If we look, for example, at Goals 4 and 5 – to reduce child mortality and improve maternal health – we can see the devastating impact of this practice. Child brides are under intense pressure to prove their fertility, which means they tend to have early and frequent pregnancies. The dangers of this cannot be underestimated: girls under 15 are five times more likely to die in childbirth than women in their 20s. The children of child brides are also 60% more likely to die before their first birthday than the children of mothers under 18.
There’s growing recognition that the needs and rights of adolescent girls are overlooked in the Millennium Development Goals. The Goals focused on infants, mothers, and primary schooling; little was done to address the crucial transition to adolescence. That’s why, as governments discuss at the United Nations a new development framework for the international community, we’re calling for them to explicitly address the needs and rights of girls and the practices, like child marriage, that hold them back.
4. You quote Graça Machel, Nelson Mandela’s wife, on your website, “Traditions are made by people – we can change them.” What role does tradition play in childhood marriage and how can we change the most traditional of societies?
Tradition plays a big part in perpetuating child marriage. In many places, child marriage happens simply because that is the way things have always been and straying from that tradition could mean exclusion from the community.
Changing these traditions takes a long time, but it is possible. We’ve seen it with practices like foot binding in China, which was entrenched for generations but ended within a single generation. Bringing about change takes a combination of factors, but one crucial element is to bring on board those who are respected and who have influence within a community – be they community elders, religious or traditional leaders. Once they are convinced of the benefits of ending child marriage, both for girls and the wider community, they can be some of the most effective advocates for change.

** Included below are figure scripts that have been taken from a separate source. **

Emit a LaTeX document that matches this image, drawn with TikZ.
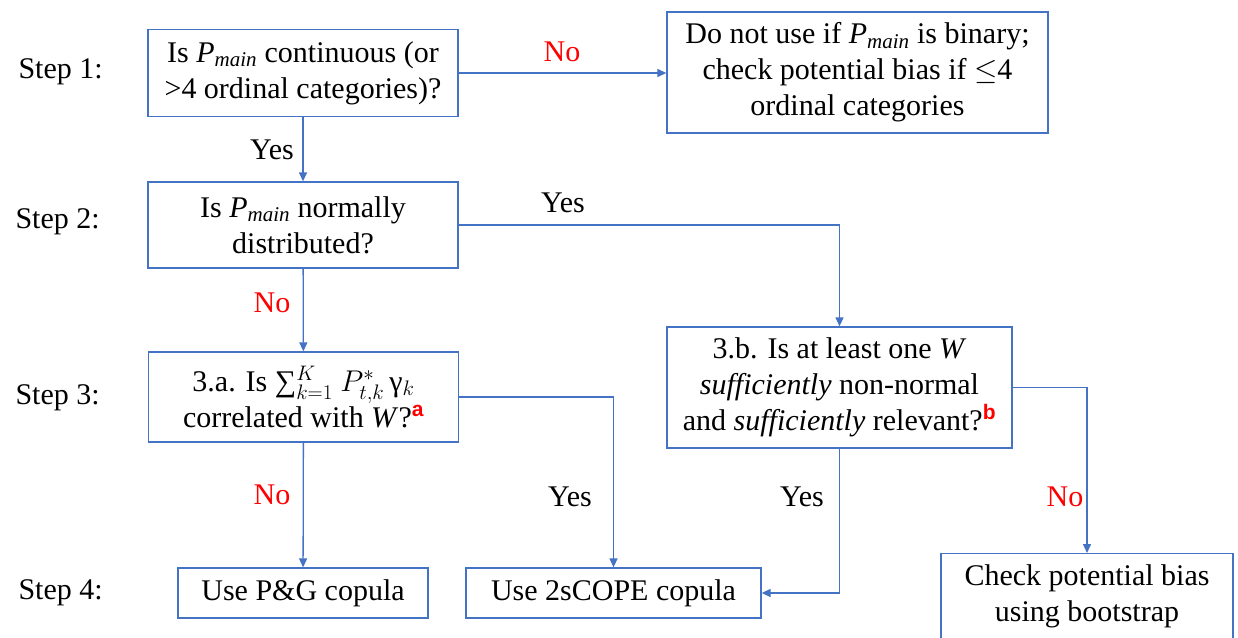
\RequirePackage{fix-cm}
\documentclass[tikz,border=0pt]{standalone}
\usepackage{exscale}
\usepackage{fontspec}
\setmainfont{Liberation Serif}
\setsansfont{Liberation Sans}
\usepackage{xcolor}
\usetikzlibrary{arrows.meta}
\definecolor{flowblue}{RGB}{68,114,196}
\definecolor{flowred}{RGB}{255,0,0}
\newcommand{\pmain}{{\itshape P}\textsubscript{\itshape main}}
\newcommand{\fnmark}[1]{\textsuperscript{\textcolor{flowred}{\sffamily\bfseries #1}}}

\begin{document}
\begin{tikzpicture}[x=1pt, y=-1pt,
        qbox/.style={draw=flowblue, line width=1.3pt, rectangle, inner sep=0pt, align=center,
                     font=\fontsize{30}{36}\selectfont},
        link/.style={draw=flowblue, line width=1.3pt, -{Triangle[length=9pt, width=8pt]}},
        yeslab/.style={font=\fontsize{30}{36}\selectfont},
        nolab/.style={font=\fontsize{30}{36}\selectfont, text=flowred},
        steplab/.style={font=\fontsize{30}{36}\selectfont, anchor=west}]
      % canvas of the reference, 1 unit = 1 px
      \useasboundingbox (0,0) rectangle (1238,637);
      \clip (0,0) rectangle (1238,637);
      % Step labels
      \node[steplab] (s1) at (15,72) {Step 1:};
      \node[steplab] (s2) at (12,222) {Step 2:};
      \node[steplab] (s3) at (12,398) {Step 3:};
      \node[steplab] (s4) at (15,593) {Step 4:};
      % Question boxes
      \node[qbox, minimum width=310pt, minimum height=87pt] (q1) at (303,73)
            {Is \pmain{} continuous (or\\ >4 ordinal categories)?};
      \node[qbox, minimum width=381pt, minimum height=121pt] (nouse) at (857.5,72.5)
            {Do not use if \pmain{} is binary;\\ check potential bias if $\leq$4\\ ordinal categories};
      \node[qbox, minimum width=310pt, minimum height=86pt] (q2) at (303,225)
            {Is \pmain{} normally\\ distributed?};
      \node[qbox, minimum width=310pt, minimum height=90pt] (q3a) at (303.5,397)
            {3.a. Is ∑$_{k=1}^{K}$ $P_{t,k}^{*}$\,γ$_{k}$\\ correlated with \textit{W}?\fnmark{a}};
      \node[qbox, minimum width=345pt, minimum height=121pt] (q3b) at (839.5,387.5)
            {3.b. Is at least one \textit{W}\\ \textit{sufficiently} non-normal\\ and \textit{sufficiently} relevant?\fnmark{b}};
      % Outcome boxes
      \node[qbox, minimum width=250pt, minimum height=50pt] (pg) at (303,593) {Use P\&G copula};
      \node[qbox, minimum width=295pt, minimum height=50pt] (cope) at (613.5,593) {Use 2sCOPE copula};
      \node[qbox, minimum width=292pt, minimum height=86pt, anchor=north] (boot) at (1087,553)
            {Check potential bias\\ using bootstrap};
      % Connectors
      \draw[link] (q1.east) -- (q1.east -| nouse.west);
      \draw[link] (q1) -- (q2);
      \draw[link] (q2.east) -| (q3b.north);
      \draw[link] (q2) -- (q3a);
      \draw[link] (q3a.east) -| (cope.north);
      \draw[link] (q3a) -- (pg);
      \draw[link] (q3b.south) |- (cope.east);
      \draw[link] (q3b.east) -| (boot.north);
      % Branch labels
      \node[nolab] (n1) at (562,52) {No};
      \node[yeslab] (y1) at (272,150) {Yes};
      \node[yeslab] (y2) at (563,203) {Yes};
      \node[nolab] (n2) at (272,303) {No};
      \node[nolab] (n3) at (272,495) {No};
      \node[yeslab] (y3) at (570,497) {Yes};
      \node[yeslab] (y4) at (802,497) {Yes};
      \node[nolab] (n4) at (1065,497) {No};
    \end{tikzpicture}
\end{document}
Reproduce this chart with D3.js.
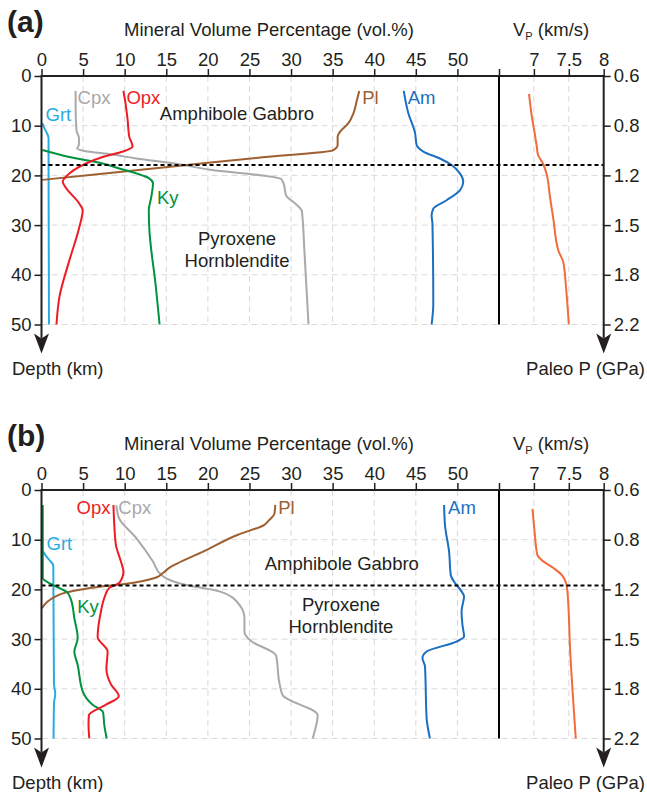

5. What is the social and economic impact of young girls being married too young? What do you think the world would look like, in both economic and social terms, if early childhood marriage didn’t exist and all girls went to school?
There hasn’t been an in-depth study as of yet about the economic impact of child marriage, but it is fair to say that child marriage stifles opportunities for girls. Child brides usually drop out of school and they don’t receive the educational and economic opportunities that help lift them and their families out of poverty. They are more likely to be poor and remain poor. In terms of social impact, the effects of child marriage are also broad. When girls marry as children they are hard to reach with programmes and services. All too often they drop off our radar, leaving them isolated and marginalised. This happens to 14 million girls every year worldwide.